Quote word for word the lines below, beginning with the first and ending with the one that has "-0.020, -0.090, -0.125, -0.110, -0.050, 0.030, 0.070, -0.040];". Drop the pictures.

**RAW DATA**
════════════════════
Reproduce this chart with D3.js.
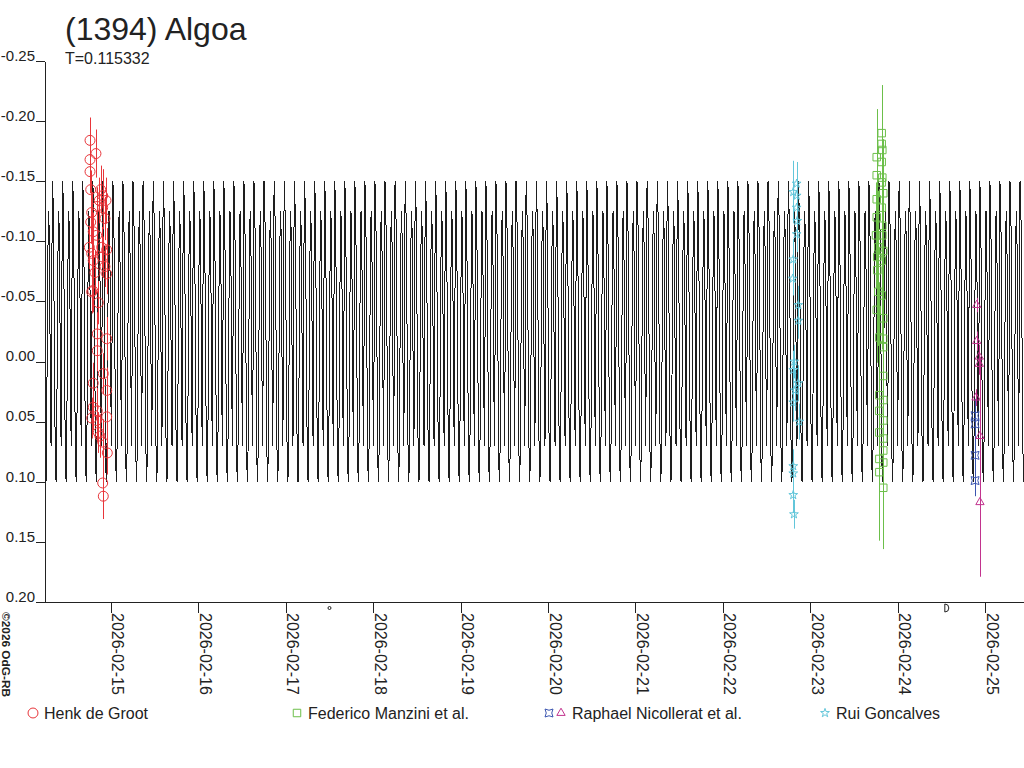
<!DOCTYPE html>
<html>
<head>
<meta charset="utf-8">
<script src="https://cdn.jsdelivr.net/npm/d3@7"></script>
<style>
  body { margin: 0; background: #fff; }
  svg { display: block; font-family: "Liberation Sans", Arial, sans-serif; }
</style>
</head>
<body>
<div class="canvas"></div>
<script>
// all times are day-of-month, February 2026 (UT); magnitudes are relative
const title = '(1394) Algoa';
const period = 0.115332; // days
const xDomainDays = [14.245, 25.446];
const yTicks = [-0.25, -0.20, -0.15, -0.10, -0.05, 0.00, 0.05, 0.10, 0.15, 0.20];

// one cycle of the fitted lightcurve (16 equal phase steps)
const curveEpoch = 14.79;
const curveProfile = [-0.150, -0.140, -0.100, -0.030, 0.040, 0.090, 0.100, 0.060,
                      -0.020, -0.090, -0.125, -0.110, -0.050, 0.030, 0.070, -0.040];

// Henk de Groot
const henkDay = [14.752, 14.760, 14.760, 14.760, 14.768, 14.768, 14.779, 14.779, 14.779, 14.779,
                 14.791, 14.797, 14.797, 14.797, 14.797, 14.817, 14.828, 14.836, 14.836, 14.843,
                 14.843, 14.843, 14.843, 14.855, 14.855, 14.866, 14.874, 14.882, 14.894, 14.905,
                 14.905, 14.905, 14.905, 14.905, 14.912, 14.912, 14.931, 14.931, 14.943, 14.951,
                 14.951, 14.951, 14.951, 14.951, 14.958];
const henkMag = [-0.095, -0.184, -0.168, -0.158, -0.143, -0.116, -0.124, -0.090, -0.058, 0.047,
                 -0.059, -0.108, -0.084, 0.018, 0.038, -0.074, -0.173, -0.105, 0.049, -0.129,
                 -0.023, -0.009, 0.041, -0.049, 0.059, -0.134, 0.062, -0.143, -0.095, -0.138,
                 -0.128, -0.087, 0.067, 0.101, 0.010, 0.112, -0.119, -0.079, -0.134, -0.093,
                 -0.073, -0.019, 0.024, 0.046, 0.076];
const henkErr = [0.018, 0.019, 0.017, 0.018, 0.016, 0.018, 0.017, 0.019, 0.018, 0.017,
                 0.018, 0.016, 0.018, 0.017, 0.019, 0.018, 0.020, 0.017, 0.018, 0.016,
                 0.018, 0.017, 0.019, 0.018, 0.017, 0.019, 0.018, 0.020, 0.017, 0.022,
                 0.018, 0.017, 0.019, 0.018, 0.017, 0.019, 0.018, 0.017, 0.019, 0.018,
                 0.017, 0.018, 0.019, 0.017, 0.018];

// Federico Manzini et al.
const fedDay = [23.761, 23.761, 23.761, 23.761, 23.753, 23.768, 23.768, 23.779, 23.779, 23.761,
                23.791, 23.791, 23.791, 23.791, 23.791, 23.791, 23.818, 23.818, 23.825, 23.818,
                23.825, 23.818, 23.836, 23.818, 23.825, 23.825, 23.836, 23.818, 23.818, 23.836,
                23.836, 23.836, 23.836, 23.836, 23.836, 23.836, 23.836, 23.836, 23.836];
const fedMag = [-0.170, -0.155, -0.135, -0.120, -0.105, -0.087, -0.076, -0.095, -0.058, -0.043,
                -0.020, 0.028, 0.041, 0.059, 0.081, 0.092, -0.190, -0.181, -0.176, -0.166,
                -0.153, -0.149, -0.140, -0.128, -0.113, -0.105, -0.092, -0.084, -0.055, -0.036,
                -0.019, -0.012, 0.012, 0.032, 0.049, 0.064, 0.074, 0.084, 0.105];
const fedErr = [0.040, 0.045, 0.042, 0.048, 0.044, 0.046, 0.043, 0.047, 0.045, 0.044,
                0.046, 0.048, 0.050, 0.047, 0.052, 0.057, 0.040, 0.038, 0.042, 0.044,
                0.041, 0.043, 0.045, 0.042, 0.046, 0.044, 0.043, 0.047, 0.045, 0.046,
                0.044, 0.048, 0.046, 0.045, 0.047, 0.049, 0.048, 0.050, 0.051];

// Raphael Nicollerat et al. (two sessions)
const raphADay = [24.886, 24.886, 24.886, 24.886];
const raphAMag = [0.045, 0.052, 0.078, 0.099];
const raphAErr = [0.014, 0.015, 0.016, 0.013];
const raphBDay = [24.905, 24.905, 24.934, 24.934, 24.897, 24.942, 24.942];
const raphBMag = [-0.047, -0.017, -0.004, 0.002, 0.030, 0.062, 0.117];
const raphBErr = [0.006, 0.008, 0.010, 0.009, 0.007, 0.066, 0.062];

// Rui Goncalves
const ruiDay = [22.845, 22.806, 22.845, 22.845, 22.852, 22.845, 22.806, 22.800, 22.864, 22.864,
                22.818, 22.806, 22.864, 22.826, 22.806, 22.875, 22.806, 22.806, 22.806, 22.814];
const ruiMag = [-0.148, -0.141, -0.138, -0.128, -0.117, -0.106, -0.085, -0.069, -0.047, -0.034,
                0.000, 0.007, 0.018, 0.024, 0.034, 0.050, 0.087, 0.093, 0.111, 0.127];
const ruiErr = [0.018, 0.026, 0.015, 0.014, 0.016, 0.015, 0.017, 0.014, 0.016, 0.015,
                0.014, 0.016, 0.015, 0.017, 0.016, 0.015, 0.014, 0.016, 0.015, 0.012];

const legendNames = ['Henk de Groot', 'Federico Manzini et al.', 'Raphael Nicollerat et al.', 'Rui Goncalves'];
const moonDays = [17.50, 24.54];
const moonKinds = ['new', 'first'];

// ---- helpers ----
const toDate = d => new Date(Date.UTC(2026, 1, 0) + d * 864e5);
const zip = (days, mags, errs) => days.map((d, i) => ({ day: d, mag: mags[i], err: errs[i] }));

const svg = d3.select('.canvas')
    .append('svg')
    .attr('width', 1024)
    .attr('height', 768);

const x = d3.scaleUtc()
    .domain(xDomainDays.map(toDate))
    .range([45, 1024]);

const y = d3.scaleLinear()
    .domain([-0.25, 0.20])
    .range([61, 602]);

// ---- title ----
svg.append('text')
    .attr('x', 65).attr('y', 40)
    .attr('font-size', 32)
    .attr('fill', '#222')
    .text(title);

svg.append('text')
    .attr('x', 65).attr('y', 64)
    .attr('font-size', 16)
    .attr('fill', '#222')
    .text(`T=${period}`);

// ---- model curve, the read cycle repeated every period ----
const curvePts = [];
const kStart = Math.floor((xDomainDays[0] - curveEpoch) / period) - 1;
const kEnd = Math.ceil((xDomainDays[1] - curveEpoch) / period) + 1;
for (let k = kStart; k <= kEnd; k++) {
    curveProfile.forEach((m, i) => {
        const day = curveEpoch + (k + i / curveProfile.length) * period;
        if (day >= xDomainDays[0] && day <= xDomainDays[1]) curvePts.push({ day, mag: m });
    });
}

svg.append('path')
    .datum(curvePts)
    .attr('fill', 'none')
    .attr('stroke', '#1e1e1e')
    .attr('stroke-width', 1)
    .attr('shape-rendering', 'crispEdges')
    .attr('d', d3.line().x(d => x(toDate(d.day))).y(d => y(d.mag)));

// ---- axes ----
const yAxis = svg.append('g')
    .attr('transform', 'translate(45,0)')
    .call(d3.axisLeft(y).tickValues(yTicks).tickSize(9).tickSizeOuter(0).tickFormat(d => d.toFixed(2)));

const xAxis = svg.append('g')
    .attr('transform', 'translate(0,602)')
    .call(d3.axisBottom(x).ticks(d3.utcDay.every(1)).tickSize(11).tickSizeOuter(0)
        .tickFormat(d3.utcFormat('%Y-%m-%d')));

[yAxis, xAxis].forEach(g => g
    .attr('font-size', 16)
    .attr('font-family', '"Liberation Sans", Arial, sans-serif')
    .attr('color', '#222')
    .attr('shape-rendering', 'crispEdges'));

yAxis.selectAll('text')
    .attr('font-size', 15)
    .attr('x', -10)
    .attr('dy', '-0.05em');

xAxis.selectAll('text')
    .attr('x', 0).attr('y', 0).attr('dy', 0)
    .attr('transform', 'translate(1,11) rotate(90)')
    .style('text-anchor', 'start');

// x axis line runs a little left of the y axis
svg.append('line')
    .attr('x1', 36).attr('x2', 45)
    .attr('y1', 602.5).attr('y2', 602.5)
    .attr('stroke', '#222');

// moon phase marks under the axis
moonDays.forEach((d, i) => {
    const mx = x(toDate(d));
    if (moonKinds[i] === 'new') {
        svg.append('circle')
            .attr('cx', mx).attr('cy', 608).attr('r', 1.5)
            .attr('fill', 'none').attr('stroke', '#222');
    } else {
        svg.append('path')
            .attr('d', `M${mx},604v8a4,4 0 0 0 0,-8`)
            .attr('fill', 'none').attr('stroke', '#222');
    }
});

// copyright note
svg.append('text')
    .attr('transform', 'translate(2,612) rotate(90)')
    .attr('font-size', 10)
    .attr('font-weight', 'bold')
    .attr('textLength', 85)
    .attr('lengthAdjust', 'spacingAndGlyphs')
    .attr('fill', '#222')
    .text('©2026 OdG-RB');

// ---- observations ----
const quad = 'M-4,-4Q0,-1.5 4,-4Q1.5,0 4,4Q0,1.5 -4,4Q-1.5,0 -4,-4Z';
const series = [
    { data: zip(henkDay, henkMag, henkErr), color: '#e8353a', shape: d3.symbol(d3.symbolCircle, 78)() },
    { data: zip(fedDay, fedMag, fedErr), color: '#6cbf4a', shape: d3.symbol(d3.symbolSquare, 56)() },
    { data: zip(ruiDay, ruiMag, ruiErr), color: '#62c6da', shape: d3.symbol(d3.symbolStar, 24)() },
    { data: zip(raphADay, raphAMag, raphAErr), color: '#3b55b0', shape: quad },
    { data: zip(raphBDay, raphBMag, raphBErr), color: '#c2338e', shape: d3.symbol(d3.symbolTriangle, 30)() }
];

series.forEach(s => {
    const g = svg.append('g');
    g.selectAll('line')
        .data(s.data)
        .enter()
        .append('line')
        .attr('x1', d => Math.round(x(toDate(d.day))) + 0.5)
        .attr('x2', d => Math.round(x(toDate(d.day))) + 0.5)
        .attr('y1', d => y(d.mag - d.err))
        .attr('y2', d => y(d.mag + d.err))
        .attr('stroke', s.color)
        .attr('stroke-width', 1);
    g.selectAll('path')
        .data(s.data)
        .enter()
        .append('path')
        .attr('transform', d => `translate(${x(toDate(d.day))},${y(d.mag)})`)
        .attr('d', s.shape)
        .attr('fill', 'none')
        .attr('stroke', s.color)
        .attr('stroke-width', 1);
});

// ---- legend ----
const legendX = [33, 297, 549, 825];
const legendSymbols = [[0], [1], [3, 4], [2]];
legendNames.forEach((name, i) => {
    const g = svg.append('g').attr('transform', `translate(${legendX[i]},713)`);
    legendSymbols[i].forEach((si, j) => {
        g.append('path')
            .attr('transform', `translate(${j * 12},0)`)
            .attr('d', series[si].shape)
            .attr('fill', 'none')
            .attr('stroke', series[si].color);
    });
    g.append('text')
        .attr('x', 11 + (legendSymbols[i].length - 1) * 12)
        .attr('y', 6)
        .attr('font-size', 16)
        .attr('fill', '#222')
        .text(name);
});
</script>
</body>
</html>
════════════════════
**PROBLEM SOLUTION**
Reproduce this chart with D3.js.
<!DOCTYPE html>
<html>
<head>
<meta charset="utf-8">
<script src="https://cdn.jsdelivr.net/npm/d3@7"></script>
<style>
  body { margin: 0; background: #fff; }
  svg { display: block; font-family: "Liberation Sans", Arial, sans-serif; }
</style>
</head>
<body>
<div class="canvas"></div>
<script>
// all times are day-of-month, February 2026 (UT); magnitudes are relative
const title = '(1394) Algoa';
const period = 0.115332; // days
const xDomainDays = [14.245, 25.446];
const yTicks = [-0.25, -0.20, -0.15, -0.10, -0.05, 0.00, 0.05, 0.10, 0.15, 0.20];

// one cycle of the fitted lightcurve (16 equal phase steps)
const curveEpoch = 14.79;
const curveProfile = [-0.150, -0.140, -0.100, -0.030, 0.040, 0.090, 0.100, 0.060,
                      -0.020, -0.090, -0.125, -0.110, -0.050, 0.030, 0.070, -0.040];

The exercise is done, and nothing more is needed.